Goal: Retype these lines and no others: the line holding "Clone this chart in Apache ECharts.", the line holding "const total = values.reduce((a, b)", and all lines between them. Pictures stay out.

━━ Records to use ━━

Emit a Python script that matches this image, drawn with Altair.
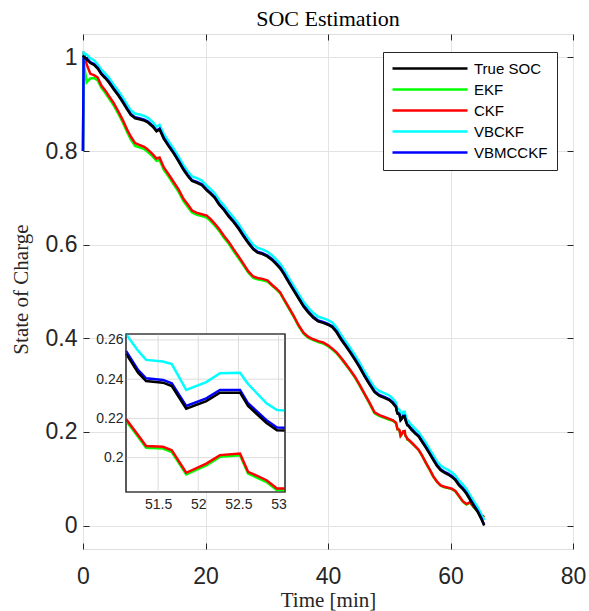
import altair as alt
import pandas as pd

# ---------------- data ----------------
time_min = [
    0, 0.1, 0.6, 1.2, 1.8, 2.4, 3.0, 3.6, 4.2, 5.0,
    5.8, 6.5, 7.2, 7.8, 8.5, 9.2, 10.0, 10.6, 11.4, 12.0,
    12.5, 13.2, 14.0, 14.8, 15.6, 16.4, 17.2, 17.8, 18.6, 19.4,
    20.2, 20.8, 21.5, 22.2, 23.0, 23.8, 24.6, 25.4, 26.2, 27.0,
    27.8, 28.5, 29.3, 30.1, 30.8, 31.5, 32.2, 32.8, 33.6, 34.4,
    35.2, 36.0, 36.8, 37.6, 38.4, 39.2, 40.0, 40.7, 41.4, 42.1,
    42.8, 43.6, 44.4, 45.2, 46.0, 46.8, 47.6, 48.4, 49.2, 50.0,
    50.6,
    51.1, 51.25, 51.35, 51.56, 51.67, 51.85, 52.1, 52.27, 52.52, 52.62, 52.85, 52.98, 53.08,
    53.6, 54.2, 54.8, 55.4, 56.0, 56.6, 57.2, 57.8, 58.4, 59.0,
    59.6, 60.2, 60.8, 61.4, 62.0, 62.6, 63.2, 63.8, 64.4, 65.0,
    65.5,
]

true_soc = [
    1.000, 1.002, 0.996, 0.988, 0.984, 0.976, 0.964, 0.956, 0.947, 0.932,
    0.918, 0.904, 0.889, 0.877, 0.870, 0.868, 0.865, 0.861, 0.852, 0.842,
    0.846, 0.826, 0.810, 0.795, 0.778, 0.760, 0.745, 0.736, 0.732, 0.727,
    0.716, 0.709, 0.700, 0.686, 0.674, 0.660, 0.648, 0.634, 0.618, 0.603,
    0.590, 0.583, 0.580, 0.575, 0.568, 0.559, 0.549, 0.537, 0.519, 0.502,
    0.485, 0.468, 0.455, 0.444, 0.436, 0.433, 0.429, 0.424, 0.413, 0.398,
    0.385, 0.370, 0.354, 0.337, 0.318, 0.301, 0.285, 0.277, 0.273, 0.268,
    0.261,
    0.2530, 0.2433, 0.2390, 0.2382, 0.2365, 0.2249, 0.2288, 0.2331, 0.2331, 0.2263, 0.2177, 0.2140, 0.2138,
    0.205, 0.197, 0.190, 0.178, 0.166, 0.153, 0.140, 0.127, 0.118, 0.113,
    0.109, 0.104, 0.097, 0.086, 0.078, 0.068, 0.055, 0.042, 0.030, 0.015,
    0.000,
]

ekf = [
    0.800, 0.990, 0.947, 0.955, 0.956, 0.951, 0.935, 0.925, 0.913, 0.898,
    0.879, 0.861, 0.841, 0.825, 0.811, 0.808, 0.804, 0.798, 0.788, 0.779,
    0.781, 0.760, 0.745, 0.729, 0.713, 0.693, 0.679, 0.669, 0.664, 0.661,
    0.658, 0.651, 0.641, 0.630, 0.615, 0.602, 0.586, 0.571, 0.556, 0.540,
    0.529, 0.526, 0.524, 0.521, 0.513, 0.505, 0.496, 0.482, 0.464, 0.446,
    0.426, 0.410, 0.401, 0.396, 0.392, 0.389, 0.383, 0.376, 0.368, 0.357,
    0.345, 0.331, 0.316, 0.298, 0.279, 0.260, 0.240, 0.234, 0.230, 0.226,
    0.224,
    0.2188, 0.2106, 0.2050, 0.2046, 0.2029, 0.1914, 0.1961, 0.2004, 0.2012, 0.1919, 0.1876, 0.1834, 0.1834,
    0.177, 0.169, 0.161, 0.148, 0.133, 0.119, 0.104, 0.093, 0.085, 0.082,
    0.080, 0.078, 0.073, 0.062, 0.051, 0.045, 0.049, 0.039, 0.031, 0.023,
    0.017,
]

ckf = [
    0.800, 1.012, 0.985, 0.965, 0.962, 0.957, 0.940, 0.930, 0.918, 0.903,
    0.884, 0.866, 0.846, 0.831, 0.817, 0.813, 0.809, 0.803, 0.793, 0.784,
    0.786, 0.765, 0.750, 0.734, 0.718, 0.698, 0.684, 0.673, 0.668, 0.665,
    0.662, 0.655, 0.645, 0.634, 0.619, 0.606, 0.590, 0.575, 0.559, 0.543,
    0.532, 0.529, 0.527, 0.524, 0.515, 0.507, 0.498, 0.484, 0.466, 0.448,
    0.428, 0.412, 0.403, 0.398, 0.394, 0.391, 0.385, 0.378, 0.370, 0.359,
    0.347, 0.333, 0.318, 0.300, 0.281, 0.262, 0.242, 0.236, 0.232, 0.228,
    0.225,
    0.2197, 0.2115, 0.2059, 0.2055, 0.2038, 0.1923, 0.1970, 0.2013, 0.2021, 0.1928, 0.1885, 0.1843, 0.1843,
    0.178, 0.170, 0.162, 0.149, 0.134, 0.120, 0.105, 0.094, 0.086, 0.083,
    0.081, 0.079, 0.074, 0.063, 0.052, 0.046, 0.050, 0.040, 0.032, 0.024,
    0.018,
]

vbckf = [
    0.800, 1.010, 1.006, 0.998, 0.994, 0.985, 0.974, 0.966, 0.957, 0.942,
    0.928, 0.914, 0.899, 0.887, 0.880, 0.878, 0.875, 0.871, 0.862, 0.852,
    0.856, 0.836, 0.820, 0.805, 0.788, 0.770, 0.755, 0.746, 0.742, 0.737,
    0.726, 0.719, 0.710, 0.696, 0.684, 0.670, 0.658, 0.644, 0.628, 0.613,
    0.600, 0.593, 0.590, 0.585, 0.578, 0.569, 0.559, 0.547, 0.529, 0.512,
    0.495, 0.478, 0.465, 0.454, 0.446, 0.443, 0.439, 0.434, 0.423, 0.408,
    0.395, 0.380, 0.364, 0.347, 0.328, 0.311, 0.295, 0.287, 0.283, 0.278,
    0.271,
    0.2630, 0.2545, 0.2498, 0.2490, 0.2477, 0.2345, 0.2385, 0.2430, 0.2433, 0.2375, 0.2277, 0.2243, 0.2240,
    0.215, 0.207, 0.200, 0.188, 0.176, 0.163, 0.150, 0.137, 0.128, 0.123,
    0.119, 0.114, 0.107, 0.096, 0.088, 0.078, 0.065, 0.052, 0.040, 0.025,
    0.012,
]

vbmcckf = [
    0.800, 1.000, 0.998, 0.990, 0.986, 0.978, 0.966, 0.958, 0.949, 0.934,
    0.920, 0.906, 0.891, 0.879, 0.872, 0.870, 0.867, 0.863, 0.854, 0.844,
    0.848, 0.828, 0.812, 0.797, 0.780, 0.762, 0.747, 0.738, 0.734, 0.729,
    0.718, 0.711, 0.702, 0.688, 0.676, 0.662, 0.650, 0.636, 0.620, 0.605,
    0.592, 0.585, 0.582, 0.577, 0.570, 0.561, 0.551, 0.539, 0.521, 0.504,
    0.487, 0.470, 0.457, 0.446, 0.438, 0.435, 0.431, 0.426, 0.415, 0.400,
    0.387, 0.372, 0.356, 0.339, 0.320, 0.303, 0.287, 0.279, 0.275, 0.270,
    0.263,
    0.2544, 0.2447, 0.2404, 0.2396, 0.2379, 0.2263, 0.2302, 0.2345, 0.2345, 0.2277, 0.2191, 0.2154, 0.2152,
    0.207, 0.199, 0.192, 0.180, 0.168, 0.155, 0.142, 0.129, 0.120, 0.115,
    0.111, 0.106, 0.099, 0.088, 0.080, 0.070, 0.057, 0.044, 0.032, 0.017,
    0.002,
]

series_names = ["True SOC", "EKF", "CKF", "VBCKF", "VBMCCKF"]
series_colors = ["#000000", "#00ff00", "#ff0000", "#00ffff", "#0000ff"]
series_values = [true_soc, ekf, ckf, vbckf, vbmcckf]
draw_order = ["EKF", "CKF", "VBCKF", "VBMCCKF", "True SOC"]

x_domain = [0, 80]
y_domain = [-0.05, 1.05]
x_ticks = [0, 20, 40, 60, 80]
y_ticks = [0, 0.2, 0.4, 0.6, 0.8, 1]

inset_x_domain = [51.1, 53.08]
inset_y_domain = [0.1825, 0.263]
inset_x_ticks = [51.5, 52, 52.5, 53]
inset_y_ticks = [0.2, 0.22, 0.24, 0.26]

# ---------------- layout ----------------
W, H = 490, 515
INSET_LEFT, INSET_RIGHT, INSET_TOP, INSET_BOTTOM = 43, 202, 300, 458
TICK_LEN = 6

rows = []
for name, vals in zip(series_names, series_values):
    for t, v in zip(time_min, vals):
        rows.append({"t": t, "soc": v, "series": name})
df = pd.DataFrame(rows)
df_in = df[(df["t"] >= inset_x_domain[0]) & (df["t"] <= inset_x_domain[1])]

LABEL_FONT = "Liberation Sans"
SERIF = "Liberation Serif"
AX_COLOR = "#262626"

color_enc = alt.Color(
    "series:N",
    scale=alt.Scale(domain=series_names, range=series_colors),
    legend=alt.Legend(
        title=None, orient="none", legendX=300, legendY=18, direction="vertical",
        symbolType="M-7,0H68", symbolSize=4, symbolStrokeWidth=2.5,
        labelFont=LABEL_FONT, labelFontSize=15, labelColor="#000000",
        labelOffset=67, rowPadding=5, padding=9,
        strokeColor=AX_COLOR, fillColor="white",
    ),
)

main_xscale = alt.Scale(domain=x_domain, nice=False, zero=False)
main_yscale = alt.Scale(domain=y_domain, nice=False, zero=False)

main_x = alt.X(
    "t:Q", scale=main_xscale,
    axis=alt.Axis(
        values=x_ticks, format="~f", grid=True, gridColor="#e3e3e3", gridWidth=1,
        domain=False, ticks=False, labelFont=LABEL_FONT, labelFontSize=23,
        labelColor=AX_COLOR, labelPadding=16, labelFlush=False, labelOverlap=False,
        title="Time [min]", titleFont=SERIF, titleFontSize=21, titleFontWeight="normal",
        titleColor=AX_COLOR, titleBaseline="alphabetic", titleY=57,
    ),
)
main_y = alt.Y(
    "soc:Q", scale=main_yscale,
    axis=alt.Axis(
        values=y_ticks, format="~f", grid=True, gridColor="#e3e3e3", gridWidth=1,
        domain=False, ticks=False, labelFont=LABEL_FONT, labelFontSize=23,
        labelColor=AX_COLOR, labelPadding=6, labelFlush=False, labelOverlap=False,
        title="State of Charge", titleFont=SERIF, titleFontSize=21, titleFontWeight="normal",
        titleColor=AX_COLOR, titleBaseline="alphabetic", titleAngle=270, titleX=-56, titleY=255,
    ),
)

main_layers = []
for name in draw_order:
    main_layers.append(
        alt.Chart(df[df["series"] == name])
        .mark_line(strokeWidth=2.5)
        .encode(x=main_x, y=main_y, color=color_enc)
    )
main = alt.layer(*main_layers)

# inward ticks on all four sides of the main box (MATLAB style)
tick_df = pd.DataFrame({"t": x_domain, "soc": y_domain})


def tick_axis(orient, values):
    return alt.Axis(orient=orient, offset=-TICK_LEN, values=values, tickSize=TICK_LEN,
                    tickColor=AX_COLOR, tickWidth=1, labels=False, domain=False,
                    grid=False, title=None)


ticks_tr = alt.Chart(tick_df).mark_point(opacity=0).encode(
    x=alt.X("t:Q", scale=main_xscale, axis=tick_axis("top", x_ticks)),
    y=alt.Y("soc:Q", scale=main_yscale, axis=tick_axis("right", y_ticks)),
)
ticks_bl = alt.Chart(tick_df).mark_point(opacity=0).encode(
    x=alt.X("t:Q", scale=main_xscale, axis=tick_axis("bottom", x_ticks)),
    y=alt.Y("soc:Q", scale=main_yscale, axis=tick_axis("left", y_ticks)),
)

# ---------------- inset ----------------
in_xscale = alt.Scale(domain=inset_x_domain, range=[INSET_LEFT, INSET_RIGHT], nice=False, zero=False)
in_yscale = alt.Scale(domain=inset_y_domain, range=[INSET_BOTTOM, INSET_TOP], nice=False, zero=False)
in_xaxis = alt.Axis(
    orient="bottom", offset=-(H - INSET_BOTTOM), values=inset_x_ticks, format="~f",
    grid=False, domain=False, ticks=False, labelFont=LABEL_FONT, labelFontSize=14,
    labelColor=AX_COLOR, labelPadding=5, labelFlush=False, labelOverlap=False, title=None,
)
in_yaxis = alt.Axis(
    orient="left", offset=-INSET_LEFT, values=inset_y_ticks, format="~f",
    grid=False, domain=False, ticks=False, labelFont=LABEL_FONT, labelFontSize=14,
    labelColor=AX_COLOR, labelPadding=3, labelFlush=False, labelOverlap=False, title=None,
)

frame_df = pd.DataFrame([{"x0": inset_x_domain[0], "x1": inset_x_domain[1],
                          "y0": inset_y_domain[0], "y1": inset_y_domain[1]}])
frame = alt.Chart(frame_df).mark_rect(fill="white", stroke="#3a3a3a", strokeWidth=1.2).encode(
    x=alt.X("x0:Q", scale=in_xscale, axis=in_xaxis), x2="x1:Q",
    y=alt.Y("y0:Q", scale=in_yscale, axis=in_yaxis), y2="y1:Q",
)

vgrid_df = pd.DataFrame({"gx": inset_x_ticks,
                         "y0": [inset_y_domain[0]] * len(inset_x_ticks),
                         "y1": [inset_y_domain[1]] * len(inset_x_ticks)})
vgrid = alt.Chart(vgrid_df).mark_rule(color="#dcdcdc", strokeWidth=1).encode(
    x=alt.X("gx:Q", scale=in_xscale, axis=in_xaxis),
    y=alt.Y("y0:Q", scale=in_yscale, axis=in_yaxis), y2="y1:Q",
)
hgrid_df = pd.DataFrame({"gy": inset_y_ticks,
                         "x0": [inset_x_domain[0]] * len(inset_y_ticks),
                         "x1": [inset_x_domain[1]] * len(inset_y_ticks)})
hgrid = alt.Chart(hgrid_df).mark_rule(color="#dcdcdc", strokeWidth=1).encode(
    x=alt.X("x0:Q", scale=in_xscale, axis=in_xaxis), x2="x1:Q",
    y=alt.Y("gy:Q", scale=in_yscale, axis=in_yaxis),
)

inset_layers = [frame, vgrid, hgrid]
for name in draw_order:
    inset_layers.append(
        alt.Chart(df_in[df_in["series"] == name])
        .mark_line(strokeWidth=2.5)
        .encode(
            x=alt.X("t:Q", scale=in_xscale, axis=in_xaxis),
            y=alt.Y("soc:Q", scale=in_yscale, axis=in_yaxis),
            color=color_enc,
        )
    )
border = alt.Chart(frame_df).mark_rect(fill=None, fillOpacity=0, stroke="#3a3a3a", strokeWidth=1.2).encode(
    x=alt.X("x0:Q", scale=in_xscale, axis=in_xaxis), x2="x1:Q",
    y=alt.Y("y0:Q", scale=in_yscale, axis=in_yaxis), y2="y1:Q",
)
inset_layers.append(border)
inset = alt.layer(*inset_layers)

chart = (
    alt.layer(main, inset, ticks_tr, ticks_bl)
    .resolve_scale(x="independent", y="independent", color="shared")
    .properties(
        width=W, height=H,
        title=alt.TitleParams("SOC Estimation", font=SERIF, fontSize=22, fontWeight="normal",
                              color="#000000", anchor="middle", offset=2, baseline="bottom",
                              frame="group", dy=24),
        padding={"left": 83, "top": 34, "right": 16, "bottom": 62},
        autosize=alt.AutoSizeParams(type="none"),
    )
    .configure_view(stroke="#404040", strokeWidth=1.2)
    .configure(background="white")
)

chart.save("out.html", embed_options={"renderer": "svg", "actions": False})
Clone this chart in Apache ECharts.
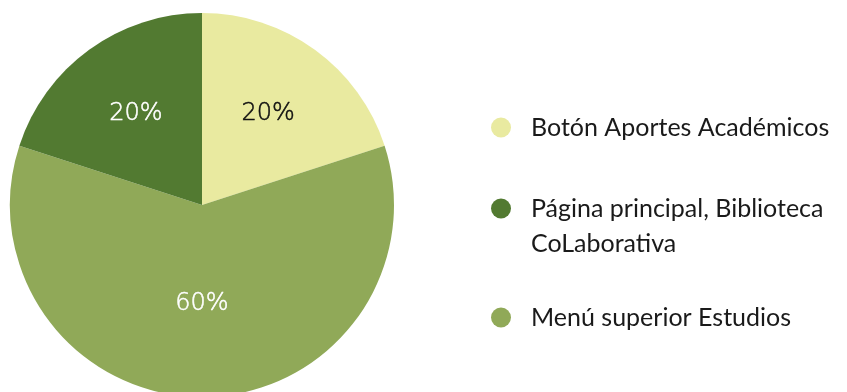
<!DOCTYPE html>
<html>
<head>
<meta charset="utf-8">
<script src="https://cdn.jsdelivr.net/npm/echarts@6/dist/echarts.min.js"></script>
<style>
  html, body { margin: 0; padding: 0; background: #ffffff; }
  #chart { width: 847px; height: 392px; }
</style>
</head>
<body>
<div id="chart"></div>
<script>
// Slices in drawing order (clockwise from 12 o'clock)
const categories = [
  'Botón Aportes Académicos',
  'Menú superior Estudios',
  'Página principal, Biblioteca\nCoLaborativa'
];
const values = [20, 60, 20];
const colors = ['#e9eaa0', '#90a958', '#527a31'];
const labelColors = ['#111111', '#ffffff', '#ffffff'];

// Legend entries, top to bottom
const legendOrder = [0, 2, 1];

const R = 192;
const total = values.reduce((a, b) => a + b, 0);

// Push the labels of the narrow slices a little further out from the centre
let acc = 0;
const pieData = values.map((v, i) => {
  const mid = (acc + v / 2) / total * Math.PI * 2;
  acc += v;
  const shift = v / total < 0.5 ? 0.07 * R : 0;
  return {
    name: categories[i],
    value: v,
    itemStyle: { color: colors[i] },
    label: {
      color: labelColors[i],
      textBorderColor: labelColors[i],
      textBorderWidth: 0.5,
      offset: [shift * Math.sin(mid), -shift * Math.cos(mid)]
    }
  };
});

// One legend block per entry so the two-line entry keeps its icon on the first line
const LH = 35;
const legendTops = [105, 151, 295];
const legends = legendOrder.map((idx, k) => ({
  orient: 'vertical',
  left: 486,
  top: legendTops[k],
  itemWidth: 50,
  itemHeight: 20,
  icon: 'circle',
  selectedMode: false,
  data: [categories[idx]],
  formatter: name => (name.indexOf('\n') >= 0 ? ' \n' + name : name),
  textStyle: {
    fontFamily: 'Lato',
    fontSize: 25,
    color: '#1a1a1a',
    lineHeight: LH
  }
}));

const chart = echarts.init(document.getElementById('chart'), null, { renderer: 'canvas' });
chart.setOption({
  animation: false,
  backgroundColor: '#ffffff',
  legend: legends,
  series: [{
    type: 'pie',
    center: [202, 205],
    radius: R,
    startAngle: 90,
    clockwise: true,
    avoidLabelOverlap: false,
    label: {
      show: true,
      position: 'inside',
      formatter: p => p.value + '%',
      fontFamily: 'DejaVu Sans',
      fontWeight: 200,
      fontSize: 24
    },
    labelLine: { show: false },
    emphasis: { disabled: true },
    itemStyle: { borderWidth: 0 },
    data: pieData
  }]
});
</script>
</body>
</html>
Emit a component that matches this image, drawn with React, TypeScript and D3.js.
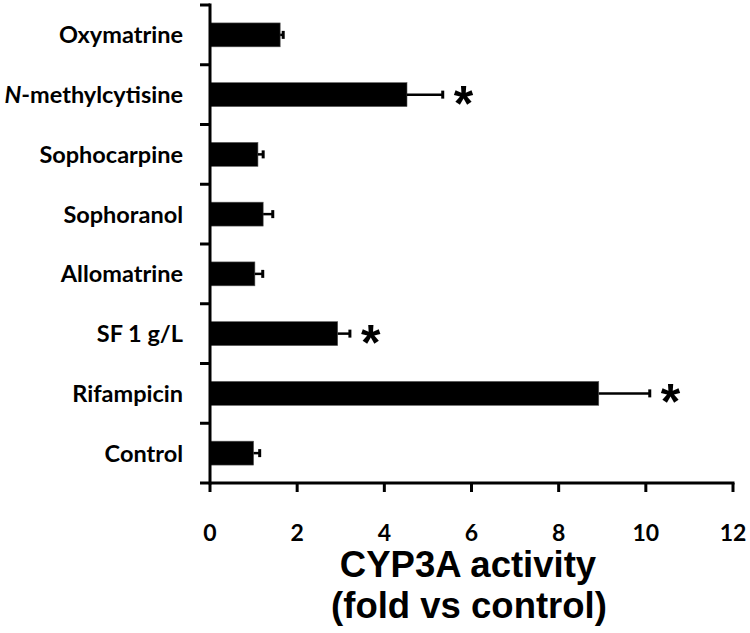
import React from "react"
import * as d3 from "d3"

const categories = ["Oxymatrine", "N-methylcytisine", "Sophocarpine", "Sophoranol", "Allomatrine", "SF 1 g/L", "Rifampicin", "Control"]
const activity = [1.61, 4.52, 1.10, 1.22, 1.03, 2.93, 8.92, 1.0]
const errors = [0.07, 0.82, 0.12, 0.22, 0.18, 0.28, 1.17, 0.14]
const significant = [false, true, false, false, false, true, true, false]
const xTicks = [0, 2, 4, 6, 8, 10, 12]

const W = 750
const H = 633
const labelFont = "Lato, 'Open Sans', sans-serif"
const titleFont = "'Liberation Sans', Arial, sans-serif"

const App = () => {
  const x = d3.scaleLinear().domain([0, 12]).range([210, 733])
  const y = d3.scaleBand<string>().domain(categories).range([5, 483]).paddingInner(0.6).paddingOuter(0.3)

  const step = y.step()
  const top = 5
  const bottom = 483
  const bandTicks = d3.range(categories.length + 1).map(i => top + i * step)

  return (
    <svg width={W} height={H} style={{ position: "absolute", left: 0, top: 0, background: "#fff" }}>
      {/* bars */}
      {categories.map((c, i) => (
        <rect key={c} x={x(0)} y={y(c)} width={x(activity[i]) - x(0)} height={y.bandwidth()} fill="#000" stroke="#555" strokeWidth={0.6} />
      ))}

      {/* error bars, plus side only */}
      {categories.map((c, i) => {
        const cy = (y(c) as number) + y.bandwidth() / 2
        const x1 = x(activity[i])
        const x2 = x(activity[i] + errors[i])
        return (
          <g key={"e" + c}>
            <line x1={x1} x2={x2} y1={cy} y2={cy} stroke="#000" strokeWidth={2.5} />
            <line x1={x2} x2={x2} y1={cy - 4} y2={cy + 4} stroke="#000" strokeWidth={3} />
          </g>
        )
      })}

      {/* asterisks */}
      {categories.map((c, i) => significant[i] ? (
        <text key={"s" + c} x={x(activity[i] + errors[i]) + 11} y={(y(c) as number) + y.bandwidth() / 2 + 26}
          fontFamily={titleFont} fontWeight={700} fontSize={50} fill="#000">*</text>
      ) : null)}

      {/* y axis */}
      <line x1={x(0)} x2={x(0)} y1={top - 1.5} y2={bottom + 1.5} stroke="#000" strokeWidth={3} />
      {bandTicks.map((t, i) => (
        <line key={"yt" + i} x1={x(0) - 10} x2={x(0)} y1={t} y2={t} stroke="#000" strokeWidth={3} />
      ))}
      {categories.map(c => (
        <text key={"l" + c} x={183} y={(y(c) as number) + y.bandwidth() / 2 + 8.5} textAnchor="end"
          fontFamily={labelFont} fontWeight={700} fontSize={23.5} fill="#000">
          {c.startsWith("N-") ? (<><tspan fontStyle="italic">N</tspan>{c.slice(1)}</>) : c}
        </text>
      ))}

      {/* x axis */}
      <line x1={x(0)} x2={x(12) + 1.5} y1={bottom} y2={bottom} stroke="#000" strokeWidth={3} />
      {xTicks.map(t => (
        <g key={"xt" + t}>
          <line x1={x(t)} x2={x(t)} y1={bottom} y2={bottom + 9} stroke="#000" strokeWidth={3} />
          <text x={x(t)} y={541} textAnchor="middle" fontFamily={labelFont} fontWeight={700} fontSize={23} fill="#000">{t}</text>
        </g>
      ))}

      {/* axis title */}
      <text x={468} y={577} textAnchor="middle" fontFamily={titleFont} fontWeight={700} fontSize={36.5} fill="#000">CYP3A activity</text>
      <text x={469} y={618} textAnchor="middle" fontFamily={titleFont} fontWeight={700} fontSize={36.5} fill="#000">(fold vs control)</text>
    </svg>
  )
}

export default App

━━━

Response:
Clone this chart in Apache ECharts.
<!DOCTYPE html>
<html>
<head>
<meta charset="utf-8">
<script src="https://cdn.jsdelivr.net/npm/echarts@6/dist/echarts.min.js"></script>
<style>
  html, body { margin: 0; padding: 0; background: #ffffff; }
  #chart { width: 847px; height: 392px; }
</style>
</head>
<body>
<div id="chart"></div>
<script>
// Slices in drawing order (clockwise from 12 o'clock)
const categories = [
  'Botón Aportes Académicos',
  'Menú superior Estudios',
  'Página principal, Biblioteca\nCoLaborativa'
];
const values = [20, 60, 20];
const colors = ['#e9eaa0', '#90a958', '#527a31'];
const labelColors = ['#111111', '#ffffff', '#ffffff'];

// Legend entries, top to bottom
const legendOrder = [0, 2, 1];

const R = 192;
const total = values.reduce((a, b) => a + b, 0);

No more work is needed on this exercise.